My sister has already wrecked two cars, both basically her fault, and now she’s asking to borrow mine “just for a few days.” I told her I can’t risk it because I really can’t afford to replace my car, and she’s acting like I’m being dramatic and punishing her for stuff that happened years ago. AITA?
NTA. Her irresponsibility is not your burden. Public transport/ride sharing is a thing.
No, NTA. But I don’t think I’d cope with not having a car for any longer than a day. Apart from purchasing a house, a car is the next biggest purchase.
NTA but you could give her a suggestion like hiring a car from Hertz.
NTA. I have a sibling with a similar track record for vehicles. You are completely in the right to not want to risk your vehicle. She can rent a car from a cat rental.
Uber, rental, or public transport.
Surely she had insurance?
Did she get money to fix them or a payout?
How long would she need to borrow your car? Until hers is fixed? Give us some more info.
In many states the registered owner can also be sued if there’s an accident….dont get into that mess.
Most people go a lifetime without smashing their car. She’s smashed two. Given her track record NTA.
NTA. You need to stand firm. Don’t lend your car to anyone and especially not someone it won’t be safe with.
Of course she is trying to manipulate you. That’s what entitled people do. Doesn’t mean you have to listen.
Whatever she says, repeat calmly, “you are not a safe driver and I can’t afford to let you wreck my car. I depend on it.” She replies, you say it again or ignore the next text or leave the room.
Nta. I mean crashing one, ok it can happen.
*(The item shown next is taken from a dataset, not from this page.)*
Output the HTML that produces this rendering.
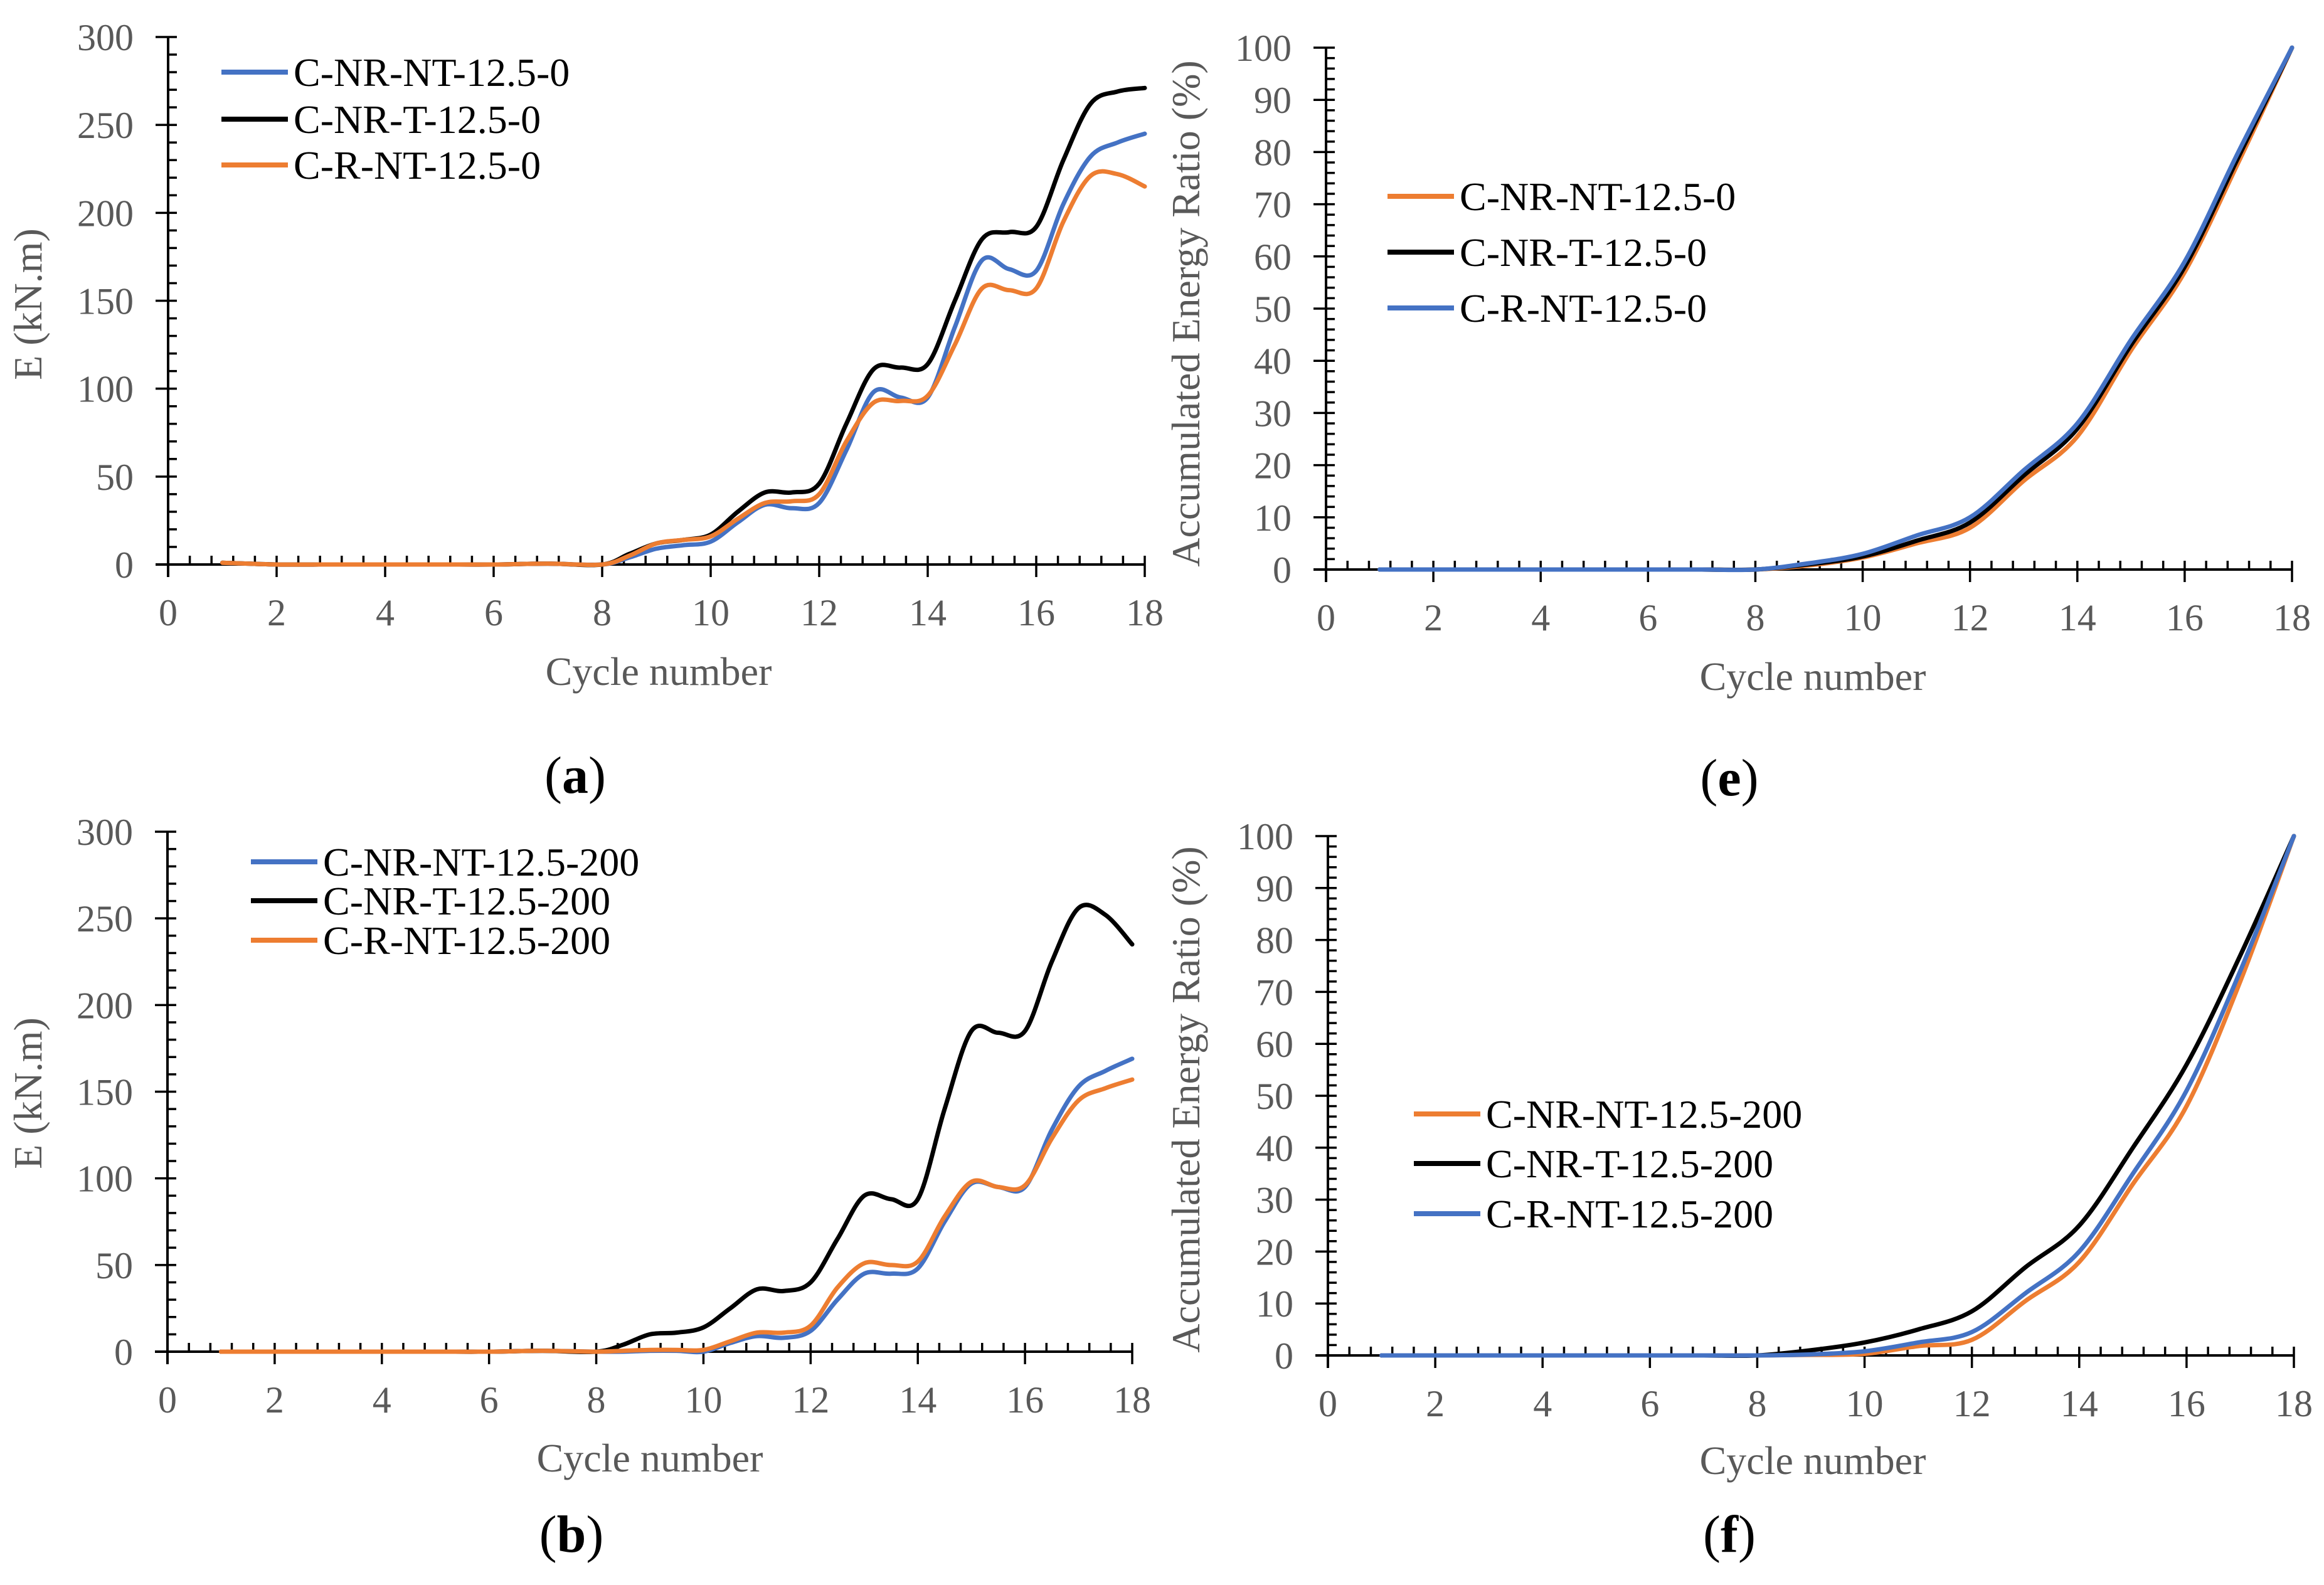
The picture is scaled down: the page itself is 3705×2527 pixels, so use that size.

Crashing TWO??? what if she gets awfully hurt ?? In your car?? NAH .
Like giving a loaded gun to a monkey
Abso-fucking-lutely NTA.
When she can prove she doesn’t suck as a driver, then she can come back and ask..and maaaaybe you will say yes then.
It is not like her car is in the shop for to change the carburetor… she effing wrecked not one but two cars.
If we go buy the reasoning of your past predicting your future. Her “closest” past predicts the death of your car.
And furthermore… again looking to her past and thinking she may be quite unreliable…. if she damages your car – is she gonna pay for it? And what if she damages someone else’s car… and/or injure people… is she insured for that? Does your policy cover other drivers? And if your policy is involved, are you prepared for your score to take a hit? Some insurance payments get bigger after stuff like this.
So a hard no to sis. It is not about punishing her – although she brought this on herself – but you protecting yourself, your car and your financial situation.
I’d swear we see this story at least once a month, every month.
NTA.
Get her some driving lessons instead.
NTA
Not wanting to lend your car to someone likely to crash it doesn’t make you an asshole.
Not wanting to lend your car to a competent driver wouldn’t make you an asshole either. It is your car.
Unless your sister has done so much more for you than you have for her over the years, not wanting to give her your car is perfectly reasonable and not at all selfish.
If you want to be nice about it just blame insurance for not allowing it.
If anybody other than her says that you are the asshole for not lending out your car, have them lend their car.